Other benefits sought by relator, i. e., the accumulation of sick leave for the period (March 17, 1957 through July 8, 1958), the accumulation of annual leave for the same period, the one-step salary increase which became effective November 1, 1957, for all employees of the New Orleans Police Department, and the back State pay to which he would be entitled under existing law, are matters which are not properly before us; they were not urged until relator’s “Motion for Appeal to the Supreme Court” was presented to the Commission, and did not receive consideration in the Commission’s ruling. We are not a court of original jurisdiction, and the Constitution specifically provides (Section 15(0) (1) of Article 14), “* * * an appeal shall be granted to the Supreme Court of Louisiana on any question of law if application to the Commission is made within thirty (30) days after the Commission’s decision becomes final. * * * ”
For the reasons assigned, the ruling of the Civil Service Commission of the City of New Orleans declaring the suspension and dismissal of Edward F. Hermann to have been illegal and maintaining his appeal is amended by deleting the portions (a) disallowing back pay for the period of suspension and (b) decreasing the remaining back pay by any amounts which he may have earned in the interim; and, as thus amended, it is affirmed.
HAMLIN, J., concurs in the decree.. La.Const., Art. 14, Sec. 15 (N) (1) declares that “No person in the State or Classified Service, having acquired permanent Civil Service status, shall be demoted, dismissed, or discriminated against, except for cause, expressed in writing by the appointing authority. * * * ”

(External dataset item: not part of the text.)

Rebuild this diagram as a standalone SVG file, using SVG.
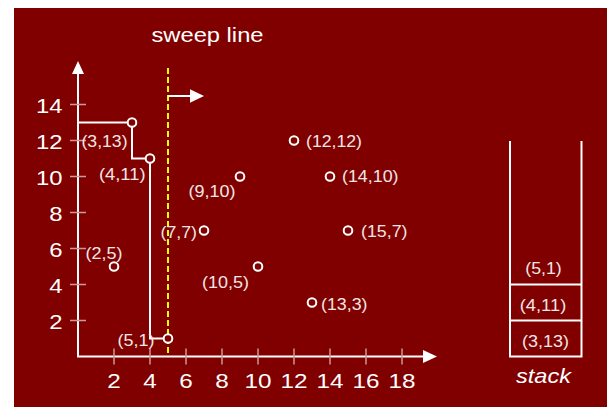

. “If any Commission after any hearing orders a dismissed or suspended employee reinstated, it may reinstate such employee under such conditions as it deems proper and may order full pay for lost time.”
. That opinion, written by Mr. Justice Simon, expressed the unanimous view of the Court, with Mr. Justice McCaleb concurring in the decree.
. Mr. Justice Hamiter was the author of that unanimous opinion.
. State ex rel. Boucher v. Heard, 232 La. 499, 94 So.2d 451, 453.
. Mr. Justice Hawthorne was the author of the Court’s opinion, with a concurring opinion by Mr. Justice McCaleb; Mr. Justice Simon was absent and took no part.
. To the ruling in the third Boucher case Mr. Justice McCaleb, who had concurred in the decree of the two previous Boucherdecisions, appended a short concurring opinion in which he expressed his present doubt as to the correctness of those two decisions but recognized that “they are the law of the case.” 232 La. at page 508, 94 So.2d at page 454.
.The author of the instant opinion was also the writer of the opinion in the Bennett case, which was signed by all members of the Court except Mr. Justice McCaleb,. who dissented.
. The record contains a stipulation between counsel for relator and for respondent that “the appellant was indicted in the United States District Court for the Eastern District of Louisiana, in the case entitled United States v. Edward Hermann, Criminal Docket No, 26,478, and was acquitted by a jury of said indictment or charge on April 3, 1958.” The date of indictment (for income tax evasion), as shown in the letter of suspension addressed to relator, was March 19, 1957.